━━ DATASET SECTION ━━

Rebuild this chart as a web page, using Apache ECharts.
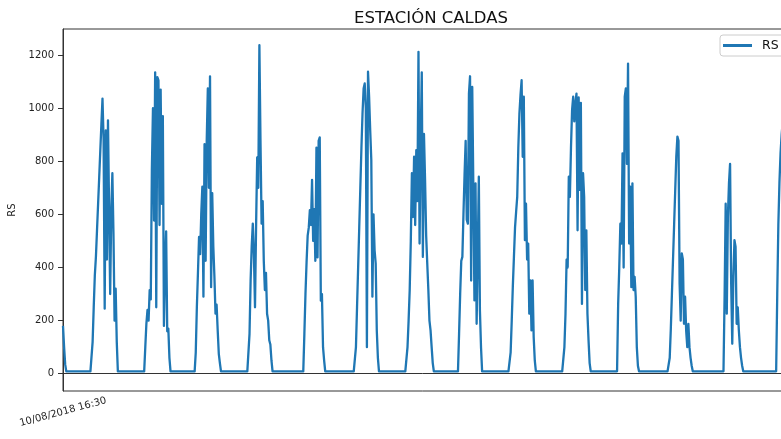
<!DOCTYPE html>
<html>
<head>
<meta charset="utf-8">
<script src="https://cdn.jsdelivr.net/npm/echarts@6/dist/echarts.min.js"></script>
<style>
html, body { margin: 0; padding: 0; background: #fff; }
#main { width: 781px; height: 439px; }
</style>
</head>
<body>
<div id="main"></div>
<script>
// one row per day, half-hour readings (first day starts at 16:30, last ends at 15:00)
var days = ['10/08/2018','11/08/2018','12/08/2018','13/08/2018','14/08/2018','15/08/2018','16/08/2018',
            '17/08/2018','18/08/2018','19/08/2018','20/08/2018','21/08/2018','22/08/2018','23/08/2018','24/08/2018'];

var rs1008 = [180,100,35,9,9,9,9,9,9,9,9,9,9,9,9];
var rs1108 = [9,9,9,9,9,9,9,9,9,9,9,9,
  120,250,370,440,540,640,740,840,940,1036,880,245,916,430,954,620,300,616,755,528,200,320,120,
  9,9,9,9,9,9,9,9,9,9,9,9,9];
var rs1208 = [9,9,9,9,9,9,9,9,9,9,9,9,
  100,188,240,200,315,280,769,1000,577,1135,250,1117,1105,560,1070,640,970,180,400,536,160,170,60,
  9,9,9,9,9,9,9,9,9,9,9,9,9];
var rs1308 = [9,9,9,9,9,9,9,9,9,9,
  80,250,380,515,450,600,704,290,864,425,877,1074,700,1120,326,680,480,366,226,260,163,75,40,
  9,9,9,9,9,9,9,9,9,9,9,9,9,9,9];
var rs1408 = [9,9,9,9,9,9,9,9,9,9,9,
  150,350,480,565,450,250,560,815,700,1237,877,565,650,425,315,380,226,200,126,110,50,
  9,9,9,9,9,9,9,9,9,9,9,9,9,9,9,9];
var rs1508 = [9,9,9,9,9,9,9,9,9,9,9,9,9,
  150,300,420,520,550,616,560,730,500,620,425,851,438,877,890,275,300,100,50,
  9,9,9,9,9,9,9,9,9,9,9,9,9,9,9,9];
var rs1608 = [9,9,9,9,9,9,9,9,9,9,9,9,
  100,250,400,550,700,850,980,1074,1093,1000,100,1137,1043,917,805,290,600,465,415,163,60,
  9,9,9,9,9,9,9,9,9,9,9,9,9,9,9];
var rs1708 = [9,9,9,9,9,9,9,9,9,9,9,
  100,200,315,500,755,590,817,560,842,650,1212,490,877,1135,440,903,730,520,415,315,200,163,100,40,
  9,9,9,9,9,9,9,9,9,9,9,9,9];
var rs1808 = [9,9,9,9,9,9,9,9,9,9,
  150,300,425,440,600,750,877,580,565,1055,1120,351,1080,704,276,717,188,450,742,238,100,
  9,9,9,9,9,9,9,9,9,9,9,9,9,9,9,9,9];
var rs1908 = [9,9,9,9,9,9,9,9,9,
  80,200,330,440,550,610,666,850,980,1050,1105,817,1043,503,640,430,490,226,351,163,351,138,50,
  9,9,9,9,9,9,9,9,9,9,9,9,9,9,9,9];
var rs2008 = [9,9,9,9,9,9,9,9,9,9,
  100,226,430,400,742,666,851,993,1043,950,1018,1055,540,1040,692,1020,263,755,666,315,540,226,126,40,
  9,9,9,9,9,9,9,9,9,9,9,9,9,9];
var rs2108 = [9,9,9,9,9,9,9,9,9,9,9,
  263,400,565,490,830,400,1043,1074,790,1168,490,704,326,717,315,365,290,100,30,
  9,9,9,9,9,9,9,9,9,9,9,9,9,9,9,9,9,9];
var rs2208 = [9,9,9,9,9,9,9,9,9,9,
  60,170,300,430,560,690,820,893,877,340,200,453,430,188,290,160,100,188,100,60,30,
  9,9,9,9,9,9,9,9,9,9,9,9,9,9,9,9,9];
var rs2308 = [9,9,9,9,9,9,9,9,9,9,9,9,
  290,640,226,590,717,790,340,113,365,503,478,188,250,163,100,60,30,
  9,9,9,9,9,9,9,9,9,9,9,9,9,9,9,9,9,9,9];
var rs2408 = [9,9,9,9,9,9,9,9,9,9,9,9,
  300,560,720,830,900,950,980,1000,1020,990,1010,960,900,820,760,700,620,540,480];

var dayRows = [rs1008,rs1108,rs1208,rs1308,rs1408,rs1508,rs1608,rs1708,rs1808,rs1908,rs2008,rs2108,rs2208,rs2308,rs2408];
var yTicks = [0, 200, 400, 600, 800, 1000, 1200];
var tickLabels = ['10/08/2018 16:30'];

function pad(n) { return n < 10 ? '0' + n : '' + n; }

var fechas = [];
var rs = [];
dayRows.forEach(function (row, d) {
    var start = d === 0 ? 48 - row.length : 0;
    row.forEach(function (v, j) {
        var slot = start + j;
        fechas.push(days[d] + ' ' + pad(Math.floor(slot / 2)) + ':' + (slot % 2 ? '30' : '00'));
        rs.push(v);
    });
});

var myChart = echarts.init(document.getElementById('main'));

option = {
    animation: false,
    textStyle: { fontFamily: 'DejaVu Sans' },
    title: {
        text: 'ESTACIÓN CALDAS',
        left: 426,
        top: 5,
        textAlign: 'center',
        textStyle: { fontSize: 16.5, fontWeight: 'normal', color: '#111', fontFamily: 'DejaVu Sans' }
    },
    legend: {
        data: ['RS'],
        left: 720,
        top: 35,
        icon: 'rect',
        itemWidth: 29,
        itemHeight: 3,
        padding: [4, 14, 4, 3],
        borderColor: '#ccc',
        borderWidth: 1,
        borderRadius: 3,
        backgroundColor: 'rgba(255,255,255,0.8)',
        textStyle: { fontSize: 12.5, color: '#111', padding: [0, 0, 0, 5], fontFamily: 'DejaVu Sans' }
    },
    grid: {
        left: 63,
        top: 29,
        width: 734,
        height: 362,
        outerBoundsMode: 'none',
        show: true,
        borderColor: '#333',
        borderWidth: 1
    },
    xAxis: {
        type: 'category',
        data: fechas,
        boundaryGap: false,
        axisLine: { lineStyle: { color: '#333', width: 1 } },
        axisTick: {
            interval: function (i) { return i === 0; },
            length: 5,
            lineStyle: { color: '#333' }
        },
        axisLabel: {
            interval: function (i) { return i === 0; },
            formatter: function (v, i) { return i === 0 ? tickLabels[0] : ''; },
            rotate: 15,
            align: 'center',
            verticalAlign: 'middle',
            margin: 21,
            fontSize: 10,
            color: '#222'
        },
        splitLine: { show: false }
    },
    yAxis: {
        type: 'value',
        name: 'RS',
        nameLocation: 'middle',
        nameGap: 37,
        nameTextStyle: { fontSize: 10, color: '#222' },
        min: -65,
        max: 1298,
        axisLine: { show: true, lineStyle: { color: '#333', width: 1 } },
        axisTick: { show: true, length: 5, customValues: yTicks, lineStyle: { color: '#333' } },
        axisLabel: {
            customValues: yTicks,
            formatter: function (v) { return String(v); },
            margin: 9,
            fontSize: 10,
            color: '#222'
        },
        splitLine: { show: false }
    },
    series: [
        {
            name: 'RS',
            type: 'line',
            data: rs,
            showSymbol: false,
            symbol: 'none',
            color: '#1f77b4',
            lineStyle: { width: 2.3, color: '#1f77b4', join: 'round' }
        }
    ]
};

myChart.setOption(option);
</script>
</body>
</html>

━━━

**STATED GOAL**
Extract all the data above exactly, excluding every picture.

**OUTPUT FOR THIS EXERCISE**
Rebuild this chart as a web page, using Apache ECharts.
<!DOCTYPE html>
<html>
<head>
<meta charset="utf-8">
<script src="https://cdn.jsdelivr.net/npm/echarts@6/dist/echarts.min.js"></script>
<style>
html, body { margin: 0; padding: 0; background: #fff; }
#main { width: 781px; height: 439px; }
</style>
</head>
<body>
<div id="main"></div>
<script>
// one row per day, half-hour readings (first day starts at 16:30, last ends at 15:00)
var days = ['10/08/2018','11/08/2018','12/08/2018','13/08/2018','14/08/2018','15/08/2018','16/08/2018',
            '17/08/2018','18/08/2018','19/08/2018','20/08/2018','21/08/2018','22/08/2018','23/08/2018','24/08/2018'];

var rs1008 = [180,100,35,9,9,9,9,9,9,9,9,9,9,9,9];
var rs1108 = [9,9,9,9,9,9,9,9,9,9,9,9,
  120,250,370,440,540,640,740,840,940,1036,880,245,916,430,954,620,300,616,755,528,200,320,120,
  9,9,9,9,9,9,9,9,9,9,9,9,9];
var rs1208 = [9,9,9,9,9,9,9,9,9,9,9,9,
  100,188,240,200,315,280,769,1000,577,1135,250,1117,1105,560,1070,640,970,180,400,536,160,170,60,
  9,9,9,9,9,9,9,9,9,9,9,9,9];
var rs1308 = [9,9,9,9,9,9,9,9,9,9,
  80,250,380,515,450,600,704,290,864,425,877,1074,700,1120,326,680,480,366,226,260,163,75,40,
  9,9,9,9,9,9,9,9,9,9,9,9,9,9,9];
var rs1408 = [9,9,9,9,9,9,9,9,9,9,9,
  150,350,480,565,450,250,560,815,700,1237,877,565,650,425,315,380,226,200,126,110,50,
  9,9,9,9,9,9,9,9,9,9,9,9,9,9,9,9];
var rs1508 = [9,9,9,9,9,9,9,9,9,9,9,9,9,
  150,300,420,520,550,616,560,730,500,620,425,851,438,877,890,275,300,100,50,
  9,9,9,9,9,9,9,9,9,9,9,9,9,9,9,9];
var rs1608 = [9,9,9,9,9,9,9,9,9,9,9,9,
  100,250,400,550,700,850,980,1074,1093,1000,100,1137,1043,917,805,290,600,465,415,163,60,
  9,9,9,9,9,9,9,9,9,9,9,9,9,9,9];
var rs1708 = [9,9,9,9,9,9,9,9,9,9,9,
  100,200,315,500,755,590,817,560,842,650,1212,490,877,1135,440,903,730,520,415,315,200,163,100,40,
  9,9,9,9,9,9,9,9,9,9,9,9,9];
var rs1808 = [9,9,9,9,9,9,9,9,9,9,
  150,300,425,440,600,750,877,580,565,1055,1120,351,1080,704,276,717,188,450,742,238,100,
  9,9,9,9,9,9,9,9,9,9,9,9,9,9,9,9,9];
var rs1908 = [9,9,9,9,9,9,9,9,9,
  80,200,330,440,550,610,666,850,980,1050,1105,817,1043,503,640,430,490,226,351,163,351,138,50,
  9,9,9,9,9,9,9,9,9,9,9,9,9,9,9,9];
var rs2008 = [9,9,9,9,9,9,9,9,9,9,
  100,226,430,400,742,666,851,993,1043,950,1018,1055,540,1040,692,1020,263,755,666,315,540,226,126,40,
  9,9,9,9,9,9,9,9,9,9,9,9,9,9];
var rs2108 = [9,9,9,9,9,9,9,9,9,9,9,
  263,400,565,490,830,400,1043,1074,790,1168,490,704,326,717,315,365,290,100,30,
  9,9,9,9,9,9,9,9,9,9,9,9,9,9,9,9,9,9];
var rs2208 = [9,9,9,9,9,9,9,9,9,9,
  60,170,300,430,560,690,820,893,877,340,200,453,430,188,290,160,100,188,100,60,30,
  9,9,9,9,9,9,9,9,9,9,9,9,9,9,9,9,9];
var rs2308 = [9,9,9,9,9,9,9,9,9,9,9,9,
  290,640,226,590,717,790,340,113,365,503,478,188,250,163,100,60,30,
  9,9,9,9,9,9,9,9,9,9,9,9,9,9,9,9,9,9,9];
var rs2408 = [9,9,9,9,9,9,9,9,9,9,9,9,
  300,560,720,830,900,950,980,1000,1020,990,1010,960,900,820,760,700,620,540,480];

var dayRows = [rs1008,rs1108,rs1208,rs1308,rs1408,rs1508,rs1608,rs1708,rs1808,rs1908,rs2008,rs2108,rs2208,rs2308,rs2408];
var yTicks = [0, 200, 400, 600, 800, 1000, 1200];
var tickLabels = ['10/08/2018 16:30'];

function pad(n) { return n < 10 ? '0' + n : '' + n; }

var fechas = [];
var rs = [];
dayRows.forEach(function (row, d) {
    var start = d === 0 ? 48 - row.length : 0;
    row.forEach(function (v, j) {
        var slot = start + j;
        fechas.push(days[d] + ' ' + pad(Math.floor(slot / 2)) + ':' + (slot % 2 ? '30' : '00'));
        rs.push(v);
    });
});

var myChart = echarts.init(document.getElementById('main'));

option = {
    animation: false,
    textStyle: { fontFamily: 'DejaVu Sans' },
    title: {
        text: 'ESTACIÓN CALDAS',
        left: 426,
        top: 5,
        textAlign: 'center',
        textStyle: { fontSize: 16.5, fontWeight: 'normal', color: '#111', fontFamily: 'DejaVu Sans' }
    },
    legend: {
        data: ['RS'],
        left: 720,
        top: 35,
        icon: 'rect',
        itemWidth: 29,
        itemHeight: 3,
        padding: [4, 14, 4, 3],
        borderColor: '#ccc',
        borderWidth: 1,
        borderRadius: 3,
        backgroundColor: 'rgba(255,255,255,0.8)',
        textStyle: { fontSize: 12.5, color: '#111', padding: [0, 0, 0, 5], fontFamily: 'DejaVu Sans' }
    },
    grid: {
        left: 63,
        top: 29,
        width: 734,
        height: 362,
        outerBoundsMode: 'none',
        show: true,
        borderColor: '#333',
        borderWidth: 1
    },
    xAxis: {
        type: 'category',
        data: fechas,
        boundaryGap: false,
        axisLine: { lineStyle: { color: '#333', width: 1 } },
        axisTick: {
            interval: function (i) { return i === 0; },
            length: 5,
            lineStyle: { color: '#333' }
        },
        axisLabel: {
            interval: function (i) { return i === 0; },
            formatter: function (v, i) { return i === 0 ? tickLabels[0] : ''; },
            rotate: 15,
            align: 'center',
            verticalAlign: 'middle',
            margin: 21,
            fontSize: 10,
            color: '#222'
        },
        splitLine: { show: false }
    },
    yAxis: {
        type: 'value',
        name: 'RS',
        nameLocation: 'middle',
        nameGap: 37,
        nameTextStyle: { fontSize: 10, color: '#222' },
        min: -65,
        max: 1298,
        axisLine: { show: true, lineStyle: { color: '#333', width: 1 } },
        axisTick: { show: true, length: 5, customValues: yTicks, lineStyle: { color: '#333' } },
        axisLabel: {
            customValues: yTicks,
            formatter: function (v) { return String(v); },
            margin: 9,
            fontSize: 10,
            color: '#222'
        },
        splitLine: { show: false }
    },
    series: [
        {
            name: 'RS',
            type: 'line',
            data: rs,
            showSymbol: false,
            symbol: 'none',
            color: '#1f77b4',
            lineStyle: { width: 2.3, color: '#1f77b4', join: 'round' }
        }
    ]
};

myChart.setOption(option);
</script>
</body>
</html>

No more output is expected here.